Il recupero intrapreso dai minimi successivi all’attacco di Israele all’Iran si è affievolito la scorsa settimana, con i mercati attenti da un lato a capire le prossime mosse delle Banche centrali e dall’altro a decifrare i risultati trimestrali.
L’euforia iniziata a fine ottobre 2023 per l’avvio nel 2024 di una politica monetaria accomodante da parte di FED e BCE sembra svanita, con gli investitori che oggi come allora sono ritornati a guardare con insistenza il mercato obbligazionario, specie sul fronte americano. La soglia chiave è rappresentata dal 5% di rendimento del T-Note a 10 anni, livello che se superato farebbe scattare un allarme per il mondo azionario, in primis quello tecnologico.

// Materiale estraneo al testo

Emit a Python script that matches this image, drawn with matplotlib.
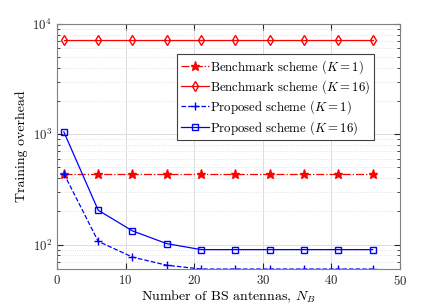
import matplotlib
matplotlib.use("Agg")
import matplotlib.pyplot as plt
from matplotlib.ticker import LogLocator, NullFormatter

plt.rcParams['font.family'] = 'serif'
plt.rcParams['font.serif'] = ['cmr10']
plt.rcParams['mathtext.fontset'] = 'cm'
plt.rcParams['axes.formatter.use_mathtext'] = True

# number of BS antennas
n_b = [1, 6, 11, 16, 21, 26, 31, 36, 41, 46]

bench_k1 = [440] * 10
bench_k16 = [7200] * 10
prop_k1 = [440, 107, 77, 65, 60, 60, 60, 60, 60, 60]
prop_k16 = [1050, 205, 133, 102, 90, 90, 90, 90, 90, 90]

fig = plt.figure(figsize=(4.43, 3.04), dpi=100)
ax = fig.add_axes([0.1287, 0.115, 0.7743, 0.806])

ax.semilogy(n_b, bench_k1, 'r-.', marker='*', ms=6.5, lw=0.9,
            label=r'Benchmark scheme ($K=1$)')
ax.semilogy(n_b, bench_k16, 'r-', marker='d', ms=5, mfc='none', lw=0.9,
            label=r'Benchmark scheme ($K=16$)')
ax.semilogy(n_b, prop_k1, 'b--', marker='+', ms=6, lw=0.9,
            label=r'Proposed scheme ($K=1$)')
ax.semilogy(n_b, prop_k16, 'b-', marker='s', ms=4.5, mfc='none', lw=0.9,
            label=r'Proposed scheme ($K=16$)')

ax.set_xlim(0, 50)
ax.set_ylim(60, 1e4)
ax.set_xticks([0, 10, 20, 30, 40, 50])
ax.yaxis.set_major_locator(LogLocator(base=10, numticks=10))
ax.yaxis.set_minor_locator(LogLocator(base=10, subs=range(2, 10), numticks=20))
ax.yaxis.set_minor_formatter(NullFormatter())

ax.grid(True, which='major', color='#dcdcdc', lw=0.7)
ax.grid(True, which='minor', axis='y', color='#dcdcdc', lw=0.6, ls=':')
ax.set_axisbelow(True)
for s in ax.spines.values():
    s.set_color('#808080')
    s.set_linewidth(0.8)
ax.tick_params(which='both', direction='in', top=True, right=True, labelsize=9.3,
               colors='#262626')
ax.tick_params(which='major', length=4)
ax.tick_params(which='minor', length=2)

ax.set_xlabel(r'Number of BS antennas, $N_B$', fontsize=10, labelpad=1)
ax.set_ylabel('Training overhead', fontsize=10, labelpad=3)

leg = ax.legend(loc='upper right', bbox_to_anchor=(0.924, 0.878), fontsize=9.2,
                fancybox=False, framealpha=1, edgecolor='#404040',
                borderpad=0.3, labelspacing=0.2, handlelength=2.2,
                handletextpad=0.1, borderaxespad=0)
leg.get_frame().set_linewidth(0.8)

fig.savefig('out.png', dpi=100)
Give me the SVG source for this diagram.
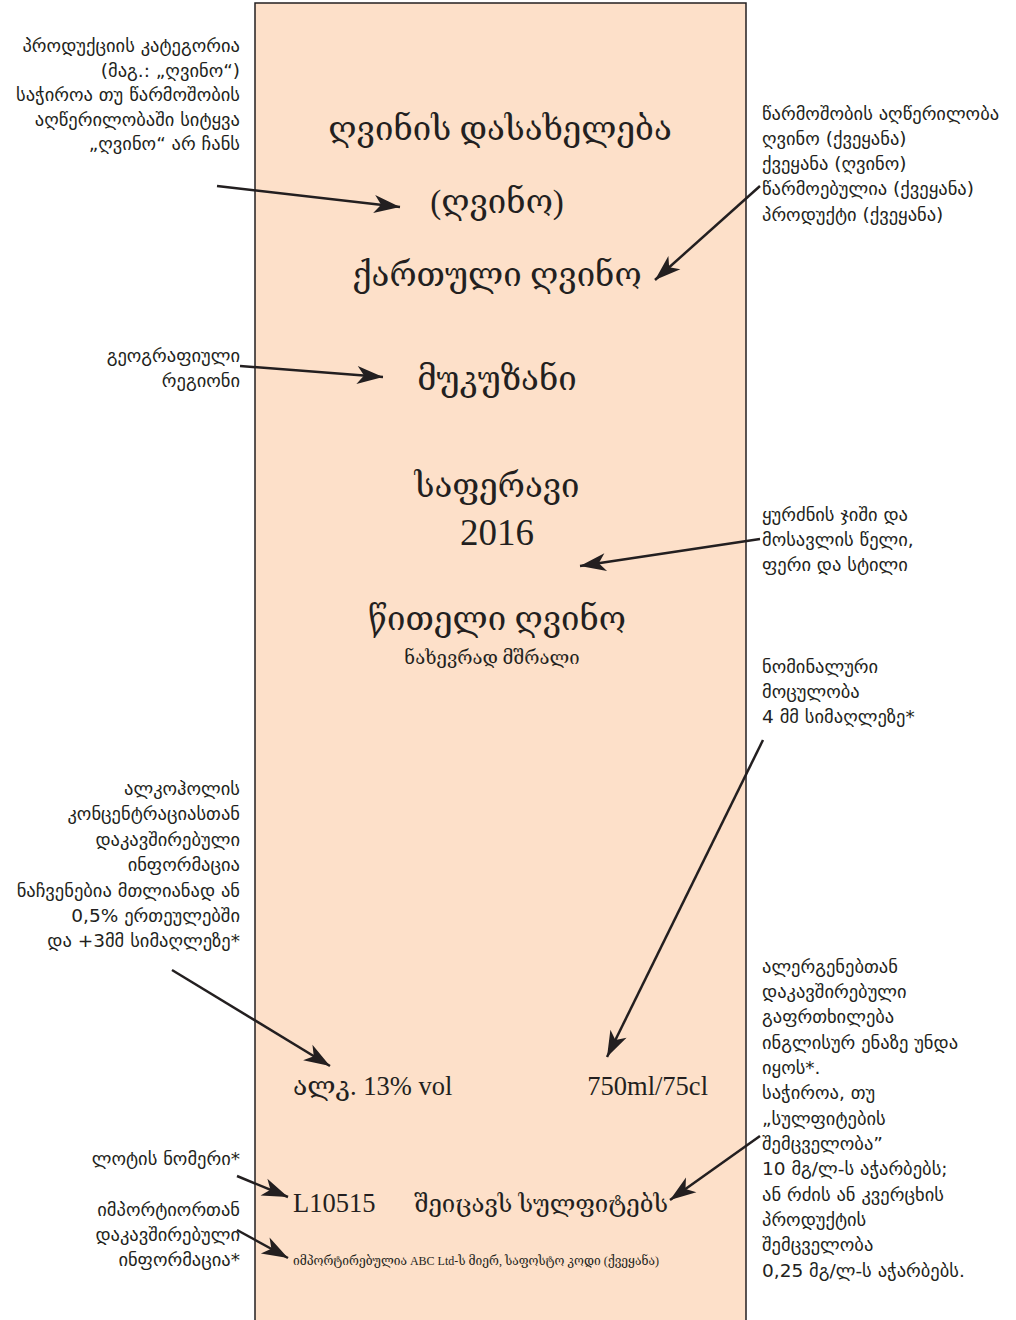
<svg xmlns="http://www.w3.org/2000/svg" width="1016" height="1320" viewBox="0 0 1016 1320">
<style>
.ann{font-family:"DejaVu Sans","Noto Sans",sans-serif;font-size:18.5px;fill:#231f20}
.l{text-anchor:end}
.lab{font-family:"Liberation Serif","DejaVu Serif","DejaVu Sans",serif;fill:#231f20}
.big{font-size:33px;text-anchor:middle}
.mid{font-size:26.5px}
.con{stroke:#231f20;stroke-width:2.5;fill:none;marker-end:url(#ah)}
</style>
<defs>
<marker id="ah" markerWidth="12" markerHeight="10" refX="11" refY="5" orient="auto" markerUnits="userSpaceOnUse" viewBox="0 0 12 10" overflow="visible">
<path d="M-26,-9 L0,0 L-26,9 L-19,0 Z" fill="#231f20" transform="translate(11,5)"/>
</marker>
</defs>
<rect width="1016" height="1320" fill="#ffffff"/>
<g id="label">
<rect x="255" y="3" width="491" height="1330" fill="#fde0c9" stroke="#231f20" stroke-width="1.5"/>
<text class="lab big" x="500" y="140">ღვინის დასახელება</text>
<text class="lab big" x="497" y="213">(ღვინო)</text>
<text class="lab big" x="497" y="286">ქართული ღვინო</text>
<text class="lab big" x="497" y="390">მუკუზანი</text>
<text class="lab big" x="497" y="497">საფერავი</text>
<text class="lab big" x="497" y="545" style="font-size:37px">2016</text>
<text class="lab big" x="497" y="630">წითელი ღვინო</text>
<text class="lab" x="492" y="664" font-size="18.5" text-anchor="middle">ნახევრად მშრალი</text>
<text class="lab mid" x="293" y="1095">ალკ. 13% vol</text>
<text class="lab mid" x="708" y="1095" text-anchor="end">750ml/75cl</text>
<text class="lab mid" x="293" y="1212">L10515</text>
<text class="lab" x="668" y="1212" font-size="24" text-anchor="end">შეიცავს სულფიტებს</text>
<text class="lab" x="293" y="1265" font-size="12">იმპორტირებულია ABC Ltd-ს მიერ, საფოსტო კოდი (ქვეყანა)</text>
</g>
<g id="note-category">
<text class="ann l" x="240" y="52">პროდუქციის კატეგორია</text>
<text class="ann l" x="240" y="77">(მაგ.:  „ღვინო“)</text>
<text class="ann l" x="240" y="101">საჭიროა თუ წარმოშობის</text>
<text class="ann l" x="240" y="126">აღწერილობაში სიტყვა</text>
<text class="ann l" x="240" y="150">„ღვინო“ არ ჩანს</text>
</g>
<g id="note-origin">
<text class="ann" x="762" y="120">წარმოშობის აღწერილობა</text>
<text class="ann" x="762" y="145">ღვინო (ქვეყანა)</text>
<text class="ann" x="762" y="170">ქვეყანა (ღვინო)</text>
<text class="ann" x="762" y="195">წარმოებულია (ქვეყანა)</text>
<text class="ann" x="762" y="221">პროდუქტი (ქვეყანა)</text>
</g>
<g id="note-region">
<text class="ann l" x="240" y="362">გეოგრაფიული</text>
<text class="ann l" x="240" y="387">რეგიონი</text>
</g>
<g id="note-grape">
<text class="ann" x="762" y="521">ყურძნის ჯიში და</text>
<text class="ann" x="762" y="546">მოსავლის წელი,</text>
<text class="ann" x="762" y="571">ფერი და სტილი</text>
</g>
<g id="note-volume">
<text class="ann" x="762" y="673">ნომინალური</text>
<text class="ann" x="762" y="698">მოცულობა</text>
<text class="ann" x="762" y="723">4 მმ სიმაღლეზე*</text>
</g>
<g id="note-alcohol">
<text class="ann l" x="240" y="795">ალკოჰოლის</text>
<text class="ann l" x="240" y="820">კონცენტრაციასთან</text>
<text class="ann l" x="240" y="846">დაკავშირებული</text>
<text class="ann l" x="240" y="871">ინფორმაცია</text>
<text class="ann l" x="240" y="897">ნაჩვენებია მთლიანად ან</text>
<text class="ann l" x="240" y="922">0,5% ერთეულებში</text>
<text class="ann l" x="240" y="947">და +3მმ სიმაღლეზე*</text>
</g>
<g id="note-allergen">
<text class="ann" x="762" y="973">ალერგენებთან</text>
<text class="ann" x="762" y="998">დაკავშირებული</text>
<text class="ann" x="762" y="1023">გაფრთხილება</text>
<text class="ann" x="762" y="1049">ინგლისურ ენაზე უნდა</text>
<text class="ann" x="762" y="1074">იყოს*.</text>
<text class="ann" x="762" y="1099">საჭიროა, თუ</text>
<text class="ann" x="762" y="1125">„სულფიტების</text>
<text class="ann" x="762" y="1150">შემცველობა”</text>
<text class="ann" x="762" y="1175">10 მგ/ლ-ს აჭარბებს;</text>
<text class="ann" x="762" y="1201">ან რძის ან კვერცხის</text>
<text class="ann" x="762" y="1226">პროდუქტის</text>
<text class="ann" x="762" y="1251">შემცველობა</text>
<text class="ann" x="762" y="1277">0,25 მგ/ლ-ს აჭარბებს.</text>
</g>
<g id="note-lot">
<text class="ann l" x="240" y="1165">ლოტის ნომერი*</text>
</g>
<g id="note-importer">
<text class="ann l" x="240" y="1216">იმპორტიორთან</text>
<text class="ann l" x="240" y="1241">დაკავშირებული</text>
<text class="ann l" x="240" y="1266">ინფორმაცია*</text>
</g>
<g id="connectors">
<line class="con" x1="217" y1="186" x2="400" y2="207"/>
<line class="con" x1="760" y1="186" x2="655" y2="280"/>
<line class="con" x1="240" y1="366" x2="383" y2="377"/>
<line class="con" x1="760" y1="539" x2="580" y2="566"/>
<line class="con" x1="763" y1="740" x2="607" y2="1057"/>
<line class="con" x1="172" y1="970" x2="330" y2="1066"/>
<line class="con" x1="760" y1="1136" x2="670" y2="1200"/>
<line class="con" x1="237" y1="1176" x2="288" y2="1197"/>
<line class="con" x1="237" y1="1230" x2="288" y2="1258"/>
</g>
</svg>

La scorsa settimana si è chiusa con rendimenti prossimi al 4,65%, livello che non si vedeva da inizio novembre 2023. Il movimento è dettato anche dalla crescita delle probabilità che la FED possa addirittura alzare il costo del denaro entro fine 2024. Il mercato prezza questo scenario al 30%, ossia lo stesso dell’ottobre 2023. Diverso ovviamente il discorso per la BCE, con una divergenza di gestione della curva dei tassi ormai assodata. Sul fronte valutario, mentre la BoJ ha confermato i tassi lo Yen ha proseguito la sua perdita di valore nei confronti del dollaro USA, scivolando così ai minimi dal 1990.
Fed, Payrolls e inflazione UE
Lato statunitense, la settimana che inizia oggi sarà caratterizzata da due importanti appuntamenti: i dati relativi all’andamento del mercato del lavoro che, come di consueto, saranno diffusi il primo venerdì del mese, ed il responso della due giorni di riunioni della Federal Reserve.
Il saldo delle non-farm payrolls, che nel mese di marzo si è riportato sopra quota 300 mila unità, è stimato di poco sopra le 200 mila unità, il tasso di disoccupazione è visto stabile al 3,8% mentre l’indice delle retribuzioni è atteso in aumento mensile dello 0,3%. Quest’ultima metrica, e le sue ripercussioni sull’andamento dei prezzi al consumo, ci porta al secondo evento targato USA: il meeting della Fed.
Scontata la conferma del costo del denaro, la riunione sarà utile per capire le future mosse dell’istituto con sede a Washington. Al momento il mercato stima tassi fermi anche a giugno (88,4% di probabilità di una conferma del 5,25-5,5% attuale) ed a luglio (70,1%) e solo dal meeting di settembre un taglio di 25 punti base registra un leggero vantaggio sull’ipotesi di una nuova conferma (44,4% vs 42,1%).
Giugno, e qui ci spostiamo in Europa, dovrebbe invece essere il mese in cui la Banca Centrale Europea finirà per rompere gli indugi annunciando la prima riduzione del costo del denaro di Eurolandia: in quest’ottica gli operatori martedì terranno il fiato sospeso in attesa dei dati preliminari sull’inflazione nel mese di aprile (l’indice “headline” è visto stabile al 2,4%, il dato “core” dovrebbe segnare una riduzione dal 2,9 al 2,8%).